» What you are asked to do
Without including any pictures, write out the listing below exactly.

» Supplied material
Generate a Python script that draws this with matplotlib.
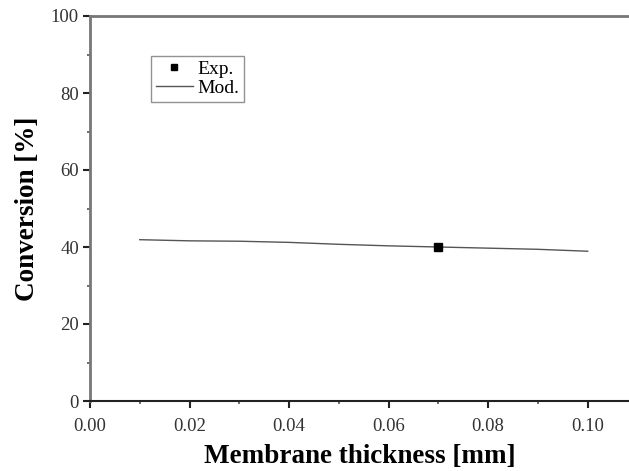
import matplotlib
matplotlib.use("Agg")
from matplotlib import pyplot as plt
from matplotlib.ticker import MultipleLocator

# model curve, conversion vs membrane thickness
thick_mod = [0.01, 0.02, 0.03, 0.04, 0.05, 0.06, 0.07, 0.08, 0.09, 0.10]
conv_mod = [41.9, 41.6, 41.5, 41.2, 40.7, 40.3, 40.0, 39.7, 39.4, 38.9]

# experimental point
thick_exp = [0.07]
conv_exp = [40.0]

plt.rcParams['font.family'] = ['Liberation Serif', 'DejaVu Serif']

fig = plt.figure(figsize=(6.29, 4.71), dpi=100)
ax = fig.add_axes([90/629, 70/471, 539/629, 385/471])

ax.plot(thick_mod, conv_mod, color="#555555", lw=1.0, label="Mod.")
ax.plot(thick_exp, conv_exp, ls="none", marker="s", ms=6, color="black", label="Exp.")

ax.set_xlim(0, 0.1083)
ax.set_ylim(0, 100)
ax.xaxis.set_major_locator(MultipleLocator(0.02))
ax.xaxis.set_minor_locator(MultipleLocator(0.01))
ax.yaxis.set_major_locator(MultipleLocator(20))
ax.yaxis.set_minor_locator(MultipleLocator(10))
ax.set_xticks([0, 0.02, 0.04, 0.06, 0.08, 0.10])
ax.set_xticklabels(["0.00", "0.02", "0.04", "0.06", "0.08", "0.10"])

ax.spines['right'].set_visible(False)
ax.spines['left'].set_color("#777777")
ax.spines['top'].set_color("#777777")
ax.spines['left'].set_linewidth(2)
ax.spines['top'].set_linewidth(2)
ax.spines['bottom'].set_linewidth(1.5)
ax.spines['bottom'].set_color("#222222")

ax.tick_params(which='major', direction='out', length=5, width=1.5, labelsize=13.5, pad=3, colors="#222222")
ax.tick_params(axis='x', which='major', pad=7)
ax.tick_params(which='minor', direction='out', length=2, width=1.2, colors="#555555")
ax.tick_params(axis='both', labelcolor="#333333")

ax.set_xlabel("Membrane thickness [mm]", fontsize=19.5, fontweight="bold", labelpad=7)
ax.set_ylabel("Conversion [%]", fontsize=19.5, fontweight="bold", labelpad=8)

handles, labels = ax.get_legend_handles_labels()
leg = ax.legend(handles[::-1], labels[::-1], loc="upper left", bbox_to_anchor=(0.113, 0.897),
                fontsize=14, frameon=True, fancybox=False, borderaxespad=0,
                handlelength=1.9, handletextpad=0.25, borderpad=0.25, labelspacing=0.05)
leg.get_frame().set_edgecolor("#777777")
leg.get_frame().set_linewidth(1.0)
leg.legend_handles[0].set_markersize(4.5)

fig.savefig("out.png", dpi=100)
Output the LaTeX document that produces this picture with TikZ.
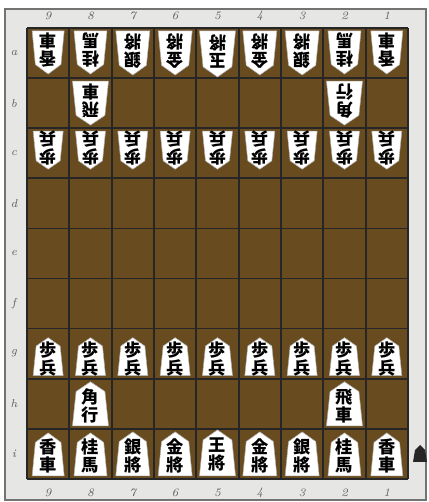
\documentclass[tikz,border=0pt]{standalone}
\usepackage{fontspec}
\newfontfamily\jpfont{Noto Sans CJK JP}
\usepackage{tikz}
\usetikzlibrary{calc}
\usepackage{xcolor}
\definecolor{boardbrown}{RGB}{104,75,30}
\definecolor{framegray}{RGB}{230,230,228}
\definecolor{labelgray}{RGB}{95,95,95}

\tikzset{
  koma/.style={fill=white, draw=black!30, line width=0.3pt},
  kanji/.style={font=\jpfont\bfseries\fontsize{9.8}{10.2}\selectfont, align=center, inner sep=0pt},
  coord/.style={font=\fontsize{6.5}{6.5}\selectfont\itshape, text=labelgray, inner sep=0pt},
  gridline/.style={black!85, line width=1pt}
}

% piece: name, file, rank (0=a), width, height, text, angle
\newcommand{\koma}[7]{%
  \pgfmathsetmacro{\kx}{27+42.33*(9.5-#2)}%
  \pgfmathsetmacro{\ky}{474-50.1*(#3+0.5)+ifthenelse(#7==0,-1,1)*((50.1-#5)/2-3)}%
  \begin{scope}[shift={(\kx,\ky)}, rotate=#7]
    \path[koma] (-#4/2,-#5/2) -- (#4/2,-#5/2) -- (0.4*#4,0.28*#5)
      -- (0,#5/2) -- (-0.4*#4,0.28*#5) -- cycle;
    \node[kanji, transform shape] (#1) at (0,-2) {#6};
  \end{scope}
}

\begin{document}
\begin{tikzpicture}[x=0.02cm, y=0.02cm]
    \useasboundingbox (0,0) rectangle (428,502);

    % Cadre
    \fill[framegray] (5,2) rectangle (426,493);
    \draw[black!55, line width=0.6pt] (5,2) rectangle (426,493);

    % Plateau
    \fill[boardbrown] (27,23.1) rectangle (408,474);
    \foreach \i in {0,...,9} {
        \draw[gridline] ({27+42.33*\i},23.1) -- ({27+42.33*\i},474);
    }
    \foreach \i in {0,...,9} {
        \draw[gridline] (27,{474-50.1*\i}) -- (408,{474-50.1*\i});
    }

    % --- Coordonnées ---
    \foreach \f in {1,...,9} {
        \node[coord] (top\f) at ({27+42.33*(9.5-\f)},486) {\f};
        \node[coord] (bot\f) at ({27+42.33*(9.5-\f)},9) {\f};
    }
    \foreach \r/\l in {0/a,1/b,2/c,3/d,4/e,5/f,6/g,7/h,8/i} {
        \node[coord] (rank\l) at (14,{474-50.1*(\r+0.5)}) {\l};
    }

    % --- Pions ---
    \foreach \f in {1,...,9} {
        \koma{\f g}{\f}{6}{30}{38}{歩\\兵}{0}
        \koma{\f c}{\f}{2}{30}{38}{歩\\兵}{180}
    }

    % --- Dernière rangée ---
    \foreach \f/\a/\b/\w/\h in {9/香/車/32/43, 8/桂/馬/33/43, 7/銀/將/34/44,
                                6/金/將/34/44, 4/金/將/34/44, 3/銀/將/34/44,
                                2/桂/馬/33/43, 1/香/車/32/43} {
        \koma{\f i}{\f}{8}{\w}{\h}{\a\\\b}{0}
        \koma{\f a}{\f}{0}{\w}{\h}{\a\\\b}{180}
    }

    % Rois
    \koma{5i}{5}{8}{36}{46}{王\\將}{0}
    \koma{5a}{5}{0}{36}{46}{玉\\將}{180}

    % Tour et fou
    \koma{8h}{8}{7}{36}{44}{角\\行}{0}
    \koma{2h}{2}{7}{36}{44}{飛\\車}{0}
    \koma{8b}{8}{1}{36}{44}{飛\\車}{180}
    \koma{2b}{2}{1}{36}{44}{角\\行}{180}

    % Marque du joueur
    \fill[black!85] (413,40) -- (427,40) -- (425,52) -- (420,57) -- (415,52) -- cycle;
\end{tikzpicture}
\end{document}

» Expected answer
Generate a Python script that draws this with matplotlib.
import matplotlib
matplotlib.use("Agg")
from matplotlib import pyplot as plt
from matplotlib.ticker import MultipleLocator

# model curve, conversion vs membrane thickness
thick_mod = [0.01, 0.02, 0.03, 0.04, 0.05, 0.06, 0.07, 0.08, 0.09, 0.10]
conv_mod = [41.9, 41.6, 41.5, 41.2, 40.7, 40.3, 40.0, 39.7, 39.4, 38.9]

# experimental point
thick_exp = [0.07]
conv_exp = [40.0]

plt.rcParams['font.family'] = ['Liberation Serif', 'DejaVu Serif']

fig = plt.figure(figsize=(6.29, 4.71), dpi=100)
ax = fig.add_axes([90/629, 70/471, 539/629, 385/471])

ax.plot(thick_mod, conv_mod, color="#555555", lw=1.0, label="Mod.")
ax.plot(thick_exp, conv_exp, ls="none", marker="s", ms=6, color="black", label="Exp.")

ax.set_xlim(0, 0.1083)
ax.set_ylim(0, 100)
ax.xaxis.set_major_locator(MultipleLocator(0.02))
ax.xaxis.set_minor_locator(MultipleLocator(0.01))
ax.yaxis.set_major_locator(MultipleLocator(20))
ax.yaxis.set_minor_locator(MultipleLocator(10))
ax.set_xticks([0, 0.02, 0.04, 0.06, 0.08, 0.10])
ax.set_xticklabels(["0.00", "0.02", "0.04", "0.06", "0.08", "0.10"])

ax.spines['right'].set_visible(False)
ax.spines['left'].set_color("#777777")
ax.spines['top'].set_color("#777777")
ax.spines['left'].set_linewidth(2)
ax.spines['top'].set_linewidth(2)
ax.spines['bottom'].set_linewidth(1.5)
ax.spines['bottom'].set_color("#222222")

ax.tick_params(which='major', direction='out', length=5, width=1.5, labelsize=13.5, pad=3, colors="#222222")
ax.tick_params(axis='x', which='major', pad=7)
ax.tick_params(which='minor', direction='out', length=2, width=1.2, colors="#555555")
ax.tick_params(axis='both', labelcolor="#333333")

ax.set_xlabel("Membrane thickness [mm]", fontsize=19.5, fontweight="bold", labelpad=7)
ax.set_ylabel("Conversion [%]", fontsize=19.5, fontweight="bold", labelpad=8)

handles, labels = ax.get_legend_handles_labels()
leg = ax.legend(handles[::-1], labels[::-1], loc="upper left", bbox_to_anchor=(0.113, 0.897),
                fontsize=14, frameon=True, fancybox=False, borderaxespad=0,
                handlelength=1.9, handletextpad=0.25, borderpad=0.25, labelspacing=0.05)
leg.get_frame().set_edgecolor("#777777")
leg.get_frame().set_linewidth(1.0)
leg.legend_handles[0].set_markersize(4.5)

fig.savefig("out.png", dpi=100)
Output the LaTeX document that produces this picture with TikZ.
\documentclass[tikz,border=0pt]{standalone}
\usepackage{fontspec}
\newfontfamily\jpfont{Noto Sans CJK JP}
\usepackage{tikz}
\usetikzlibrary{calc}
\usepackage{xcolor}
\definecolor{boardbrown}{RGB}{104,75,30}
\definecolor{framegray}{RGB}{230,230,228}
\definecolor{labelgray}{RGB}{95,95,95}

\tikzset{
  koma/.style={fill=white, draw=black!30, line width=0.3pt},
  kanji/.style={font=\jpfont\bfseries\fontsize{9.8}{10.2}\selectfont, align=center, inner sep=0pt},
  coord/.style={font=\fontsize{6.5}{6.5}\selectfont\itshape, text=labelgray, inner sep=0pt},
  gridline/.style={black!85, line width=1pt}
}

% piece: name, file, rank (0=a), width, height, text, angle
\newcommand{\koma}[7]{%
  \pgfmathsetmacro{\kx}{27+42.33*(9.5-#2)}%
  \pgfmathsetmacro{\ky}{474-50.1*(#3+0.5)+ifthenelse(#7==0,-1,1)*((50.1-#5)/2-3)}%
  \begin{scope}[shift={(\kx,\ky)}, rotate=#7]
    \path[koma] (-#4/2,-#5/2) -- (#4/2,-#5/2) -- (0.4*#4,0.28*#5)
      -- (0,#5/2) -- (-0.4*#4,0.28*#5) -- cycle;
    \node[kanji, transform shape] (#1) at (0,-2) {#6};
  \end{scope}
}

\begin{document}
\begin{tikzpicture}[x=0.02cm, y=0.02cm]
    \useasboundingbox (0,0) rectangle (428,502);

    % Cadre
    \fill[framegray] (5,2) rectangle (426,493);
    \draw[black!55, line width=0.6pt] (5,2) rectangle (426,493);

    % Plateau
    \fill[boardbrown] (27,23.1) rectangle (408,474);
    \foreach \i in {0,...,9} {
        \draw[gridline] ({27+42.33*\i},23.1) -- ({27+42.33*\i},474);
    }
    \foreach \i in {0,...,9} {
        \draw[gridline] (27,{474-50.1*\i}) -- (408,{474-50.1*\i});
    }

    % --- Coordonnées ---
    \foreach \f in {1,...,9} {
        \node[coord] (top\f) at ({27+42.33*(9.5-\f)},486) {\f};
        \node[coord] (bot\f) at ({27+42.33*(9.5-\f)},9) {\f};
    }
    \foreach \r/\l in {0/a,1/b,2/c,3/d,4/e,5/f,6/g,7/h,8/i} {
        \node[coord] (rank\l) at (14,{474-50.1*(\r+0.5)}) {\l};
    }

    % --- Pions ---
    \foreach \f in {1,...,9} {
        \koma{\f g}{\f}{6}{30}{38}{歩\\兵}{0}
        \koma{\f c}{\f}{2}{30}{38}{歩\\兵}{180}
    }

    % --- Dernière rangée ---
    \foreach \f/\a/\b/\w/\h in {9/香/車/32/43, 8/桂/馬/33/43, 7/銀/將/34/44,
                                6/金/將/34/44, 4/金/將/34/44, 3/銀/將/34/44,
                                2/桂/馬/33/43, 1/香/車/32/43} {
        \koma{\f i}{\f}{8}{\w}{\h}{\a\\\b}{0}
        \koma{\f a}{\f}{0}{\w}{\h}{\a\\\b}{180}
    }

    % Rois
    \koma{5i}{5}{8}{36}{46}{王\\將}{0}
    \koma{5a}{5}{0}{36}{46}{玉\\將}{180}

    % Tour et fou
    \koma{8h}{8}{7}{36}{44}{角\\行}{0}
    \koma{2h}{2}{7}{36}{44}{飛\\車}{0}
    \koma{8b}{8}{1}{36}{44}{飛\\車}{180}
    \koma{2b}{2}{1}{36}{44}{角\\行}{180}

    % Marque du joueur
    \fill[black!85] (413,40) -- (427,40) -- (425,52) -- (420,57) -- (415,52) -- cycle;
\end{tikzpicture}
\end{document}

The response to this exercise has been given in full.